The fact that von Platen's oeuvre also possesses strong painterly qualities is demonstrated by those drawings where, for example, a completely darkened girl's face can be seen from the front, looking out at the world in amazement and consternation. The rapid water-color strokes produce a depth which is less textured than transparent. When in conversation von Platen says that she rejects the product in order to make the process apparent, what she means probably is that the product as an (aesthetic) trap is something misleading, because, amongst other things, it conceals contradictions, leads to false premises and gives the impression of diffuse consequences.

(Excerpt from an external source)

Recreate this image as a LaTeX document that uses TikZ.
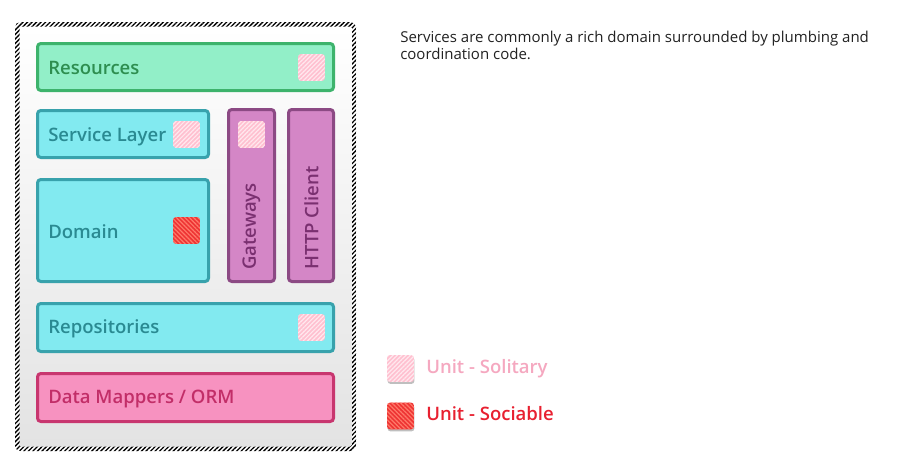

Von Platen's creative approach bars her from producing works which are holistic in the sense of their appearance. She prefers the piecemeal: fragments of ideas, ideograms, ironic and self-mocking clippings. She often uses meandering and convoluted routes to link an idea, a feeling, with its implementation. As a result, drawings like the girl's face mentioned above are less common. The momentary mood which it expresses, must however be seen in context, as the sole means of rendering a feeling visible. "My life," says Eva von Platen, "is permanent control." Her work is the constant attempt to give form to her own chaos, and her attitude is one of strength, and is also characterized by a socio-political approach.